America’s housing shortage is reaching epic proportions after residential construction plunged in August to Covid-era levels. Housing starts fell by 11.3% in August to a seasonally adjusted annual rate of 1.283 million units, according to the Commerce Department.

That's the lowest level since June 2020, when the nation was gripped in government-mandated lockdowns. Compared to August 2022, homebuilding was down 14.8%.

Single-family starts, which account for the bulk of residential construction, declined by 4.3% to a rate of 941,000 units.

The data paint a grim picture of the U.S. housing market, which faces its worst affordability challenge of a generation. Help appears to be on the way, but not anytime soon.

Building permits show promise

The one positive spin on the August data was the unexpectedly large jump in building permits, which are a proxy for future construction plans.

Permits for residential homes rose by 6.9% to a rate of 1.543 million units—the highest since October 2022. Permits to build one-family homes also rose to the highest level since May 2022.

According to realtors, the number of housing starts should be closer to the number of permits that were issued in August to help ease the supply shortage.

"The undersupply of single-family homes on the market could provide growth opportunities for home builders, especially the companies building entry-level homes for the large cohort of millennials looking to buy," Jeffrey Roach, chief economist at LPL Financial, told Reuters.

Homebuilders have known about these “growth opportunities” for years. The problem is they don’t have the resources to ramp up construction to meet demand.

As Freddie Mac explains, housing shortages are caused by a confluence of factors—not enough skilled labor, regulations over land use, and pushback from major suburbs and cities. An overlooked reason is the rising cost of construction materials such as lumber and steel.

Then there’s the simple fact that American cities are growing rapidly and outpacing what the industry can produce.

In fact, data from Moody’s Analytics and the Fed show that housing construction never really recovered from the 2008 financial crisis.

How big is the shortage, really?

The real housing shortage isn’t just a lack of homes for sale—it includes rental units, too.

Freddie Mac estimates that America is short by roughly 3.8 million homes, a figure that includes rental units and for-sale units. Real estate listing website Realtor.com says the gap is closer to 6.5 million when accounting for the pace of construction between 2012-2022.

Looking to the future, the National Multifamily Housing Council, a non-profit trade group based in Washington, D.C., forecasts that America will need an additional 4.3 million apartments by 2035 just to meet demand.

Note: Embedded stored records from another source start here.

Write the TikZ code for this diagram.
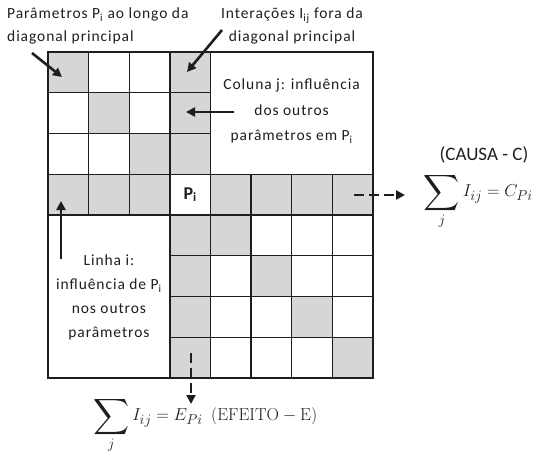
\documentclass[tikz,border=0pt]{standalone}
\usepackage[no-math]{fontspec}
\usepackage{amsmath}
\usepackage{graphicx}
\setmainfont{Carlito}
\newfontfamily\lblfont[LetterSpace=6]{Carlito}
\usetikzlibrary{arrows.meta}
\definecolor{cellgray}{HTML}{D6D6D6}
\definecolor{ink}{HTML}{1E1E1E}
\newcommand{\bigsum}{\mathop{\vcenter{\hbox{\scalebox{1.45}{$\displaystyle\sum$}}}}\limits}
\tikzset{
  cell/.style={draw=ink, line width=1.4pt, minimum width=40.6pt, minimum height=40.75pt, inner sep=0pt, outer sep=0pt},
  gcell/.style={cell, fill=cellgray},
  wcell/.style={cell, fill=white},
  lbl/.style={font=\fontsize{15.5}{24}\selectfont\lblfont, align=center, inner sep=0pt, text=ink},
  mth/.style={font=\fontsize{19}{19}\selectfont, text=ink, inner sep=0pt},
  arr/.style={draw=ink, line width=2.6pt, -{Triangle[length=9pt,width=9pt]}},
  darr/.style={arr, dash pattern=on 10pt off 5pt},
}
\begin{document}
\begin{tikzpicture}[x=1pt,y=-1pt]
\useasboundingbox (0,0) rectangle (538,466);
% cells
\foreach \r/\c/\s in {1/1/g,1/2/w,1/3/w,1/4/g,
                      2/1/w,2/2/g,2/3/w,2/4/g,
                      3/1/w,3/2/w,3/3/g,3/4/g,
                      4/1/g,4/2/g,4/3/g,4/4/w,4/5/g,4/6/g,4/7/g,4/8/g,
                      5/4/g,5/5/g,5/6/w,5/7/w,5/8/w,
                      6/4/g,6/5/w,6/6/g,6/7/w,6/8/w,
                      7/4/g,7/5/w,7/6/w,7/7/g,7/8/w,
                      8/4/g,8/5/w,8/6/w,8/7/w,8/8/g}
  \node[\s cell] (c-\r-\c) at ({48+(\c-0.5)*40.6},{52+(\r-0.5)*40.75}) {};
% merged boxes
\node[cell, minimum width=162.4pt, minimum height=122.25pt] (colbox) at (291.6,113.1) {};
\node[cell, minimum width=121.8pt, minimum height=163pt] (linbox) at (108.9,296.5) {};
% Pi label
\node[font=\fontsize{18}{18}\selectfont\bfseries, text=ink] (pi) at (c-4-4) {P\textsubscript{i}};
% texts
\node[lbl, font=\fontsize{15.5}{25.5}\selectfont\lblfont] (coltext) at (291.6,111) {Coluna j: influência\\dos outros\\parâmetros em P\textsubscript{i}};
\node[lbl] (lintext) at (108.9,297.5) {Linha i:\\influência de P\textsubscript{i}\\nos outros\\parâmetros};
\node[lbl, align=left, anchor=north west, font=\fontsize{15.5}{23}\selectfont\lblfont] (partext) at (7,8) {Parâmetros P\textsubscript{i} ao longo da\\diagonal principal};
\node[lbl, anchor=north, font=\fontsize{15.5}{23}\selectfont\lblfont] (inttext) at (292,8) {Interações I\textsubscript{ij} fora da\\diagonal principal};
% formulas
\node[font=\fontsize{19}{19}\selectfont, text=ink, anchor=south, inner sep=0pt] (causa) at (484,163) {(CAUSA - C)};
\node[mth, anchor=east] (sumc) at (533,201) {$\bigsum_{j} I_{ij} = C_{Pi}$};
\node[mth, anchor=west] (sume) at (93,425) {$\bigsum_{j} I_{ij} = E_{Pi}\ \ \mathrm{(EFEITO} - \mathrm{E)}$};
% arrow end points
\coordinate (a1s) at (32,53);  \coordinate (a1e) at (62,77);
\coordinate (a2s) at (222,30); \coordinate (a2e) at (187,72);
\coordinate (a3s) at (234,112); \coordinate (a3e) at (186,112);
\coordinate (a4s) at (61,259); \coordinate (a4e) at (61,201);
\coordinate (a5s) at (354,195); \coordinate (a5e) at (405,195);
\coordinate (a6s) at (191,353); \coordinate (a6e) at (191,404);
\draw[arr] (a1s) -- (a1e);
\draw[arr] (a2s) -- (a2e);
\draw[arr] (a3s) -- (a3e);
\draw[arr] (a4s) -- (a4e);
\draw[darr] (a5s) -- (a5e);
\draw[darr] (a6s) -- (a6e);
\end{tikzpicture}
\end{document}
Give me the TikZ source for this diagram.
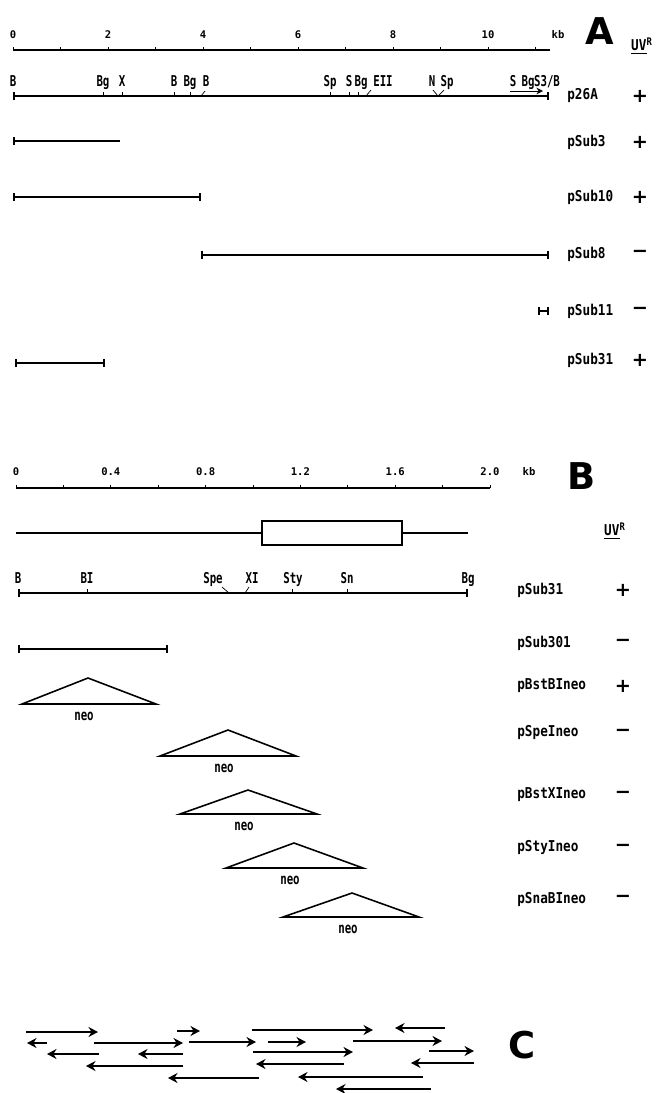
\documentclass[tikz,border=0pt]{standalone}
\usepackage{fontspec}
\setmainfont{DejaVu Sans}
\newfontfamily\mapfont[FakeStretch=0.85]{DejaVu Sans Mono}
\newfontfamily\sitefont[FakeStretch=0.72]{DejaVu Sans Mono}
\newfontfamily\numfont{DejaVu Sans Mono}
\usetikzlibrary{arrows.meta}

\tikzset{
  site/.style={font=\sitefont\bfseries\fontsize{8.5}{9}\selectfont, anchor=base, inner sep=0pt},
  num/.style={font=\numfont\bfseries\fontsize{6}{7}\selectfont, inner sep=0pt},
  clone/.style={font=\mapfont\bfseries\fontsize{8.5}{9}\selectfont, anchor=west, inner sep=0pt},
  sign/.style={font=\bfseries\fontsize{11}{11}\selectfont, inner sep=0pt},
  panel/.style={font=\bfseries\fontsize{21}{21}\selectfont, inner sep=0pt},
  frag/.style={line width=1.1pt, {Bar[width=1.6mm]}-{Bar[width=1.6mm]}},
  read/.style={line width=0.9pt, -{Stealth[length=1.9mm,width=2mm]}},
  neobox/.style={line width=0.9pt, line join=miter},
}

\begin{document}
\begin{tikzpicture}[x=0.02cm,y=-0.02cm]
    \useasboundingbox (0,0) rectangle (656,1093);

    % A: scale
    \draw[line width=0.7pt] (13,50) -- (550,50);
    \foreach \k in {0,...,11} \draw (13+47.5*\k,50) -- ++(0,-3);
    \foreach \k in {0,2,...,10} \node[num] at (13+47.5*\k,35) {\k};
    \node[num] (kbA) at (558,35) {kb};
    \node[panel] (A) at (600,31) {A};
    \node[clone,anchor=center] (uvA) at (642,46) {\underline{UV}\textsuperscript{R}};

    % A: p26A map
    \draw[frag] (13,96) -- (549,96);
    \foreach \x in {103,122,174,190,330,349,358} \draw (\x,96) -- ++(0,-4);
    \draw (201,96) -- (205,91);
    \draw (366,96) -- (371,90);
    \draw (433,90) -- (438,96) -- (444,90);
    \draw[-{Stealth[length=1.3mm,width=1.3mm]}] (510,91) -- (543,91);
    \foreach \x/\t in {13/B,103/Bg,122/X,174/B,190/Bg,206/B,330/Sp,349/S,361/Bg,383/EII,432/N,447/Sp,513/S,528/Bg}
        \node[site] at (\x,86) {\t};
    \node[site] at (547,86) {S3/B};
    \node[clone] (p26A) at (567,96) {p26A};
    \node[sign] at (640,96) {+};

    % A: subclones
    \draw[line width=1.1pt, {Bar[width=1.6mm]}-] (13,141) -- (120,141);
    \draw[frag] (13,197) -- (201,197);
    \draw[frag] (201,255) -- (549,255);
    \draw[frag] (538,311) -- (549,311);
    \draw[frag] (15,363) -- (105,363);
    \foreach \n/\y/\s in {pSub3/142/+,pSub10/197/+,pSub8/254/−,pSub11/311/−,pSub31/360/+} {
        \node[clone] (\n) at (567,\y) {\n};
        \node[sign] at (640,\y) {\s};
    }

    % B: scale
    \draw[line width=0.7pt] (16,488) -- (490,488);
    \foreach \k in {0,...,10} \draw (16+47.4*\k,488) -- ++(0,-3);
    \node[num] at (16,472) {0};
    \foreach \k/\t in {2/0.4,4/0.8,6/1.2,8/1.6,10/2.0} \node[num] at (16+47.4*\k,472) {\t};
    \node[num] (kbB) at (529,472) {kb};
    \node[panel] (B) at (582,476) {B};
    \node[clone,anchor=center] (uvB) at (615,531) {\underline{UV}\textsuperscript{R}};

    % B: gene structure
    \draw[line width=1.1pt] (16,533) -- (262,533);
    \draw[line width=1.1pt] (262,521) rectangle (402,545);
    \draw[line width=1.1pt] (402,533) -- (468,533);

    % B: pSub31 map
    \draw[frag] (18,593) -- (468,593);
    \foreach \x in {87,292,347} \draw (\x,593) -- ++(0,-4);
    \draw (222,587) -- (229,593);
    \draw (249,587) -- (245,593);
    \foreach \x/\t in {18/B,87/BI,213/Spe,252/XI,293/Sty,347/Sn,468/Bg}
        \node[site] at (\x,583) {\t};
    \draw[frag] (18,649) -- (168,649);

    % B: neo insertions
    \foreach \l/\a/\r/\t/\b in {22/88/156/678/704,160/228/296/730/756,180/248/317/790/814,226/294/363/843/868,283/352/419/893/917} {
        \draw[neobox] (\l,\b) -- (\a,\t) -- (\r,\b) -- cycle;
        \node[site,anchor=north] at (\a-4,\b+8) {neo};
    }
    \foreach \n/\y/\s in {pSub31/590/+,pSub301/643/−,pBstBIneo/686/+,pSpeIneo/733/−,pBstXIneo/795/−,pStyIneo/848/−,pSnaBIneo/899/−} {
        \node[clone] (\n) at (517,\y) {\n};
        \node[sign] at (623,\y) {\s};
    }

    % C: sequencing strategy
    \foreach \a/\b/\y in {26/98/1032,177/200/1031,252/373/1030,445/395/1028,
        47/27/1043,94/183/1043,189/256/1042,268/306/1042,353/442/1041,
        99/47/1054,183/138/1054,253/353/1052,429/474/1051,
        183/86/1066,344/256/1064,474/411/1063,
        259/168/1078,423/298/1077,431/336/1089}
        \draw[read] (\a,\y) -- (\b,\y);
    \node[panel] (C) at (522,1045) {C};
\end{tikzpicture}
\end{document}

Different figures, but all tell the same story: the current pace of housing construction isn’t enough.

There’s reason to believe the problem will get worse unless the construction industry can somehow hire an additional 545,000 workers beyond its typical hiring pace. According to ABC, that’s how many workers are needed to build the homes Americans want and need.

It’s not just a numbers game, either; the supply shortage has a monumental impact on the lives of typical Americans who’ve been priced out of the market due to rising housing costs.

About 2.5 million households shopping for their first home will be fully shut out of the market this year, according to Nadia Evangelou, senior economist with the National Association of Realtors. That represents roughly 15% of all first-time buyers.

Now probably isn’t the best time to be house hunting, anyway, unless you can parlay the equity from your existing home into a new property. Mortgage rates are well north of 7% and could go even higher depending on the Fed’s next move.